Simcoe.  Oct. 20th  77.

My Dear Sir,
Yours of the 18th is to hand, and has, I confess, taken me a little by surprise. While I have all confidence, both in you and Ida, I could have wished, that this matter had not reached its present state for yet a few years.
I have, however, had a long and careful conversation with my daughter, and I am con-
vinced that it will be unwise for me to withhold my consent, to any formal engagement
you and she may wish to enter into. 1
Let me say just here, that you have as noble a treasure as ever God gave to the keeping
of any man; and the fact, that I consent to resign it to you, is the fullest evidence, that I regard you as worthy of its possession.
In regard to your future, let me advise you, to defer all thoughts of marriage, until
you have completed your course and are ready to take the field for the Master. Let your engagement be but an additional incentive to a high and noble purpose.
I do not ask for Ida – as she does not ask for herself – wealth or fame, or worldly endowments, but I ask, that you may give her what is of far more value, a high and hefty 2 purpose, and a noble consecrated life.

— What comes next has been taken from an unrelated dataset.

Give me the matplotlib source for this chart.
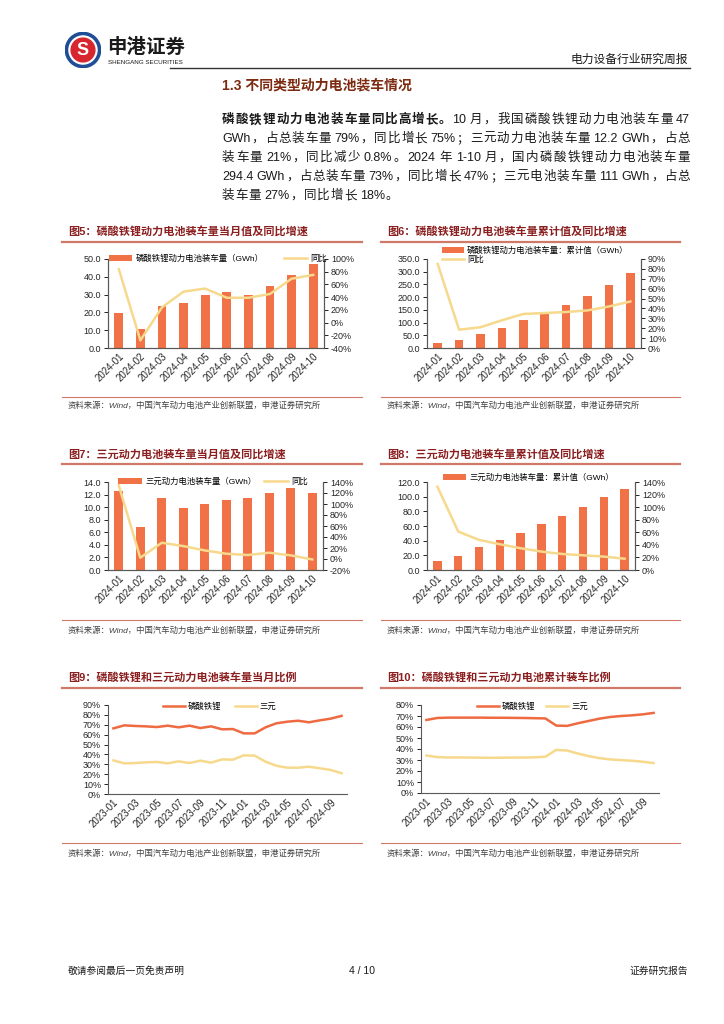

May the blessing of Heaven attend you, both in your preparation and in your future life work. You have my permission to make any arrangement, looking to the future, that her heart and her judgment may dictate.
Yours very truly,
H.P. Fitch   3

  1. The liberal use of commas throughout this letter may have to do with H.P. Fitch’s life as a minister.  He was likely used to writing sermons meant to be read aloud, and so might have tended to a usage of commas to reflect intended pauses and emphasis.
  2.  It is possible that this word is “lofty”
  3. Heman Parker Fitch married Melissa Wolverton. In the introduction to a collection of Ida Emma Fitch Baker’s poetry, “Selected Poems”, (edited by her son Ray Palmer Baker, and published by Ryerson Press in Toronto, in 1951) we are told that the Fitches had been among the first settlers of Connecticut.  But that is not the only ‘first’ with which they were credited.  Apparently, as Baker writes, Ida’s great-grandfather, was the first Fitch in the province of Ontario.  The synopsis of the accepted story of the family’s immigrations and emigrations can be summed up as follows:  the Fitches made a home for themselves in England after the Norman Conquest, moved to Connecticut where some became Loyalists in the Revoluntionary War, others moved westward, bringing us back to Ida’s great-grandfather, who landed in Ontario.  On Ida’s maternal side, the Wolverton family provides us with tidbits of Ontario history.  Ida’s mother, Melissa Wolverton, was the grand-daughter of Enos Wolverton who founded the village of Wolverton in Oxford County.  It is said that Enos Wolverton purchased for use in his home what was believed to be the first pipe organ in the province of Ontario.